>> Start Information provided

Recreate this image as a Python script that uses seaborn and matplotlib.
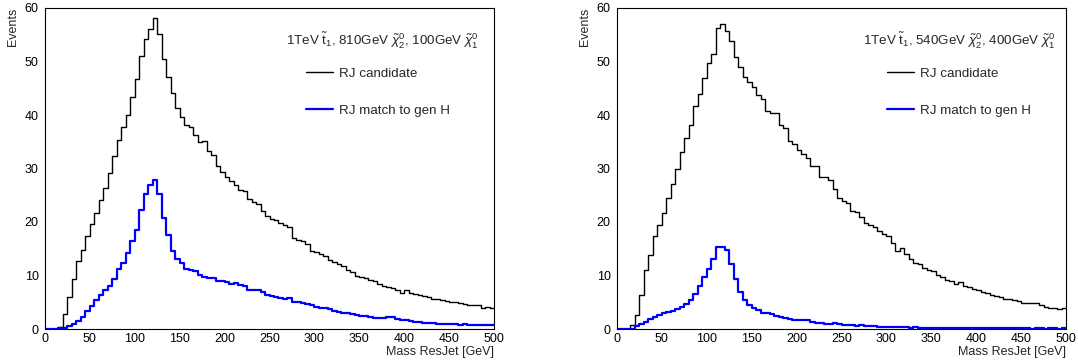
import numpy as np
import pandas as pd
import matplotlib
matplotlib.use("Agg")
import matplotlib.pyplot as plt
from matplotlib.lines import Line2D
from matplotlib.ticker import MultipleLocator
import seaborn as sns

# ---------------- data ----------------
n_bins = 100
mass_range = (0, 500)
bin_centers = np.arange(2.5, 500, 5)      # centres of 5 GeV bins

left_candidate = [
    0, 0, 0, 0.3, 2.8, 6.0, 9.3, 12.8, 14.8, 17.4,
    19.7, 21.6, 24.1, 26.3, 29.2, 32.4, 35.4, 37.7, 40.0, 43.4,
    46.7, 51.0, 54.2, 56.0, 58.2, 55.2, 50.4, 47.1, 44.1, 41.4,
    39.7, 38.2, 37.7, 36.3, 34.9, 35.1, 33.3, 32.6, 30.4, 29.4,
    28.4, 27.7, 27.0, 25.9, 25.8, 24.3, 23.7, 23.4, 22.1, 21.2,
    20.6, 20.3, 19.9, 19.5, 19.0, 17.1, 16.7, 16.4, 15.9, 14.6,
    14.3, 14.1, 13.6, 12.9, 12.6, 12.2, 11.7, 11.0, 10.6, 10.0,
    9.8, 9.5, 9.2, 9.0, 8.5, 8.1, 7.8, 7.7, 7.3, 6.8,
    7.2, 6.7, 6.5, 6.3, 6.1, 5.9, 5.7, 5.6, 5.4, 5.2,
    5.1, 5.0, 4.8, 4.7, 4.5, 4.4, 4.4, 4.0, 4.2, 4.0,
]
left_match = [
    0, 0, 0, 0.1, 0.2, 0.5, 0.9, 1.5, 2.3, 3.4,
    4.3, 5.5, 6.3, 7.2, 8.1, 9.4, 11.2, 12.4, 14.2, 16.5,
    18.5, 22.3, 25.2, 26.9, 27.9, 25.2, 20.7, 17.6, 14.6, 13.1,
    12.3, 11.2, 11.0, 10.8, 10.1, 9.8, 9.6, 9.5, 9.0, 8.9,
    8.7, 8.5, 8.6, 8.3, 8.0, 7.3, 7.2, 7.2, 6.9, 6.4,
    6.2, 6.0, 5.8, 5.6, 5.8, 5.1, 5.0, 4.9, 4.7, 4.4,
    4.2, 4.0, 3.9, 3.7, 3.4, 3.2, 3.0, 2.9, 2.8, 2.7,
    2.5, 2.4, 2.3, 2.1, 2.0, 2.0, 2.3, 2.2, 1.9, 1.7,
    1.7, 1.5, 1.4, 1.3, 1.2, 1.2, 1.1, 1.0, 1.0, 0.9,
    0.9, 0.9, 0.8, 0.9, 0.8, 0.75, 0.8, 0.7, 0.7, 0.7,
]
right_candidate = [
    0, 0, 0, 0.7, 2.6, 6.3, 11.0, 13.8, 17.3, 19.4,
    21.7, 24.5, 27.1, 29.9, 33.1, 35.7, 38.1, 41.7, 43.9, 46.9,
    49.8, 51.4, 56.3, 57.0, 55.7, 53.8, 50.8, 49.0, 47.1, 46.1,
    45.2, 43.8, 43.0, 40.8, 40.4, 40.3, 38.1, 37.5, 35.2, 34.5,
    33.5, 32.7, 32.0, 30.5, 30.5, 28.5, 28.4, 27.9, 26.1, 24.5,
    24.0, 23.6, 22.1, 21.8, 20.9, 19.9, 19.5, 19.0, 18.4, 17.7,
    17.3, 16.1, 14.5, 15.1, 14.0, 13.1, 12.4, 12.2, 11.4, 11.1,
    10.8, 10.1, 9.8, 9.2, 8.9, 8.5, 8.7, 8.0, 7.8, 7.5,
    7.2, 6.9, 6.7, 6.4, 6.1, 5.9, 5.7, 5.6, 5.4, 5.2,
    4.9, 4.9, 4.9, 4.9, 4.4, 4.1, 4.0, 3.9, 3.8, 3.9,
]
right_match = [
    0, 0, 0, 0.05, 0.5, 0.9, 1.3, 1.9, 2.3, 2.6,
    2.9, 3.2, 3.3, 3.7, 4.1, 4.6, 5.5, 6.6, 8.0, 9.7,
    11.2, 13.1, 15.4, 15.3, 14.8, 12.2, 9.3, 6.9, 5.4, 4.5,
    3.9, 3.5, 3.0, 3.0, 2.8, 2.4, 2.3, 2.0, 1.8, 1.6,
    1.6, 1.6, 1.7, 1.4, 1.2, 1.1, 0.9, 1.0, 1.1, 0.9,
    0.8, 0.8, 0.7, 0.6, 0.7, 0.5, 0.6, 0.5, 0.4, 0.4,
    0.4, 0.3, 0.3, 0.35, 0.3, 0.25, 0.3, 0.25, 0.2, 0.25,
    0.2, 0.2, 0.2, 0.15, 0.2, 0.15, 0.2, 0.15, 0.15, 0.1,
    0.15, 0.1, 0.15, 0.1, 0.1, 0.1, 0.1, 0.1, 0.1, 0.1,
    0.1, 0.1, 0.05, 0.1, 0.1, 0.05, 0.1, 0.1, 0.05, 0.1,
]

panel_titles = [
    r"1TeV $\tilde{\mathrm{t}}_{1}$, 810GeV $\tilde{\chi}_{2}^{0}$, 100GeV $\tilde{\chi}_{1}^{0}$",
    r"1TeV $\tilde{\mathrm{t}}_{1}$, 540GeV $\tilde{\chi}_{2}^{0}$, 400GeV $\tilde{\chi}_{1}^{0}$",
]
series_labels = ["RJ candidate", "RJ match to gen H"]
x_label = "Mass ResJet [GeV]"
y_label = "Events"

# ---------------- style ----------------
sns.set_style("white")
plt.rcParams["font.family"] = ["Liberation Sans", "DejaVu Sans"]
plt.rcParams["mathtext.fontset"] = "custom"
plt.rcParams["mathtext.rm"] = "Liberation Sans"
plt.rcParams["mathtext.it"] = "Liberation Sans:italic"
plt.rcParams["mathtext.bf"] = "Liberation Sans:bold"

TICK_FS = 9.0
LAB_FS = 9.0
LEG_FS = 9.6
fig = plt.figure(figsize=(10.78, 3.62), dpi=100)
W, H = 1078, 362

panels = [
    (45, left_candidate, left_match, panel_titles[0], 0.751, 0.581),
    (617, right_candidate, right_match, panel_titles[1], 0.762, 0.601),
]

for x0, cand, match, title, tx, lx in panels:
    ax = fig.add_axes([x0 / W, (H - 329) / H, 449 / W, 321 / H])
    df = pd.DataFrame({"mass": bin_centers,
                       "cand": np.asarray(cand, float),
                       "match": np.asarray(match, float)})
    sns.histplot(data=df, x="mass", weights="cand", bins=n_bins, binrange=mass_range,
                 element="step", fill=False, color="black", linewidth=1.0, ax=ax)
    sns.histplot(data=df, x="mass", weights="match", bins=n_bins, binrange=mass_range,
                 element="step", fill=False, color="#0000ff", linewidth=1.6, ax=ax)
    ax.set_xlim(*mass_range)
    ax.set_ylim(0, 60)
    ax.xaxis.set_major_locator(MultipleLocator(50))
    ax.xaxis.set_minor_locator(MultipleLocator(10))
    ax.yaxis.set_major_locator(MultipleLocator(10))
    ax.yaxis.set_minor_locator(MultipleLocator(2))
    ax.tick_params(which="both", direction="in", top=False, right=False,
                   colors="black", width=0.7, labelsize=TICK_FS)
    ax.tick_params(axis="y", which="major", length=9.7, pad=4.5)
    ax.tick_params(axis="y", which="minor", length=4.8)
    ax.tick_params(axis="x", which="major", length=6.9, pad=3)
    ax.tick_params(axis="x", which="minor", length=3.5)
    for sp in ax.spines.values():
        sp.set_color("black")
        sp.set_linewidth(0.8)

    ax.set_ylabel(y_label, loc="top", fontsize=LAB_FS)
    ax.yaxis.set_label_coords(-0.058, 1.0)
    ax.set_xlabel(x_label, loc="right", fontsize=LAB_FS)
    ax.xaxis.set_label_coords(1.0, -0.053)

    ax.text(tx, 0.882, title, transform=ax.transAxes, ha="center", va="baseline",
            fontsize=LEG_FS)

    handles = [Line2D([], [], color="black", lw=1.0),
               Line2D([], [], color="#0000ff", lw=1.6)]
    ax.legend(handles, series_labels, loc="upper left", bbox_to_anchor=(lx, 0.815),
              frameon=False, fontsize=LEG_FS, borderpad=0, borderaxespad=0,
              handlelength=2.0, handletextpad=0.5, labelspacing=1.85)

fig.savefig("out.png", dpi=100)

>> End Information provided

**Stated problem**
Give again, word for word, every line from the top of the data through the line with "bin_centers = np.arange(2.5, 500, 5)", both ends included, and exclude the pictures.

**Output for this task**
Recreate this image as a Python script that uses seaborn and matplotlib.
import numpy as np
import pandas as pd
import matplotlib
matplotlib.use("Agg")
import matplotlib.pyplot as plt
from matplotlib.lines import Line2D
from matplotlib.ticker import MultipleLocator
import seaborn as sns

# ---------------- data ----------------
n_bins = 100
mass_range = (0, 500)
bin_centers = np.arange(2.5, 500, 5)      # centres of 5 GeV bins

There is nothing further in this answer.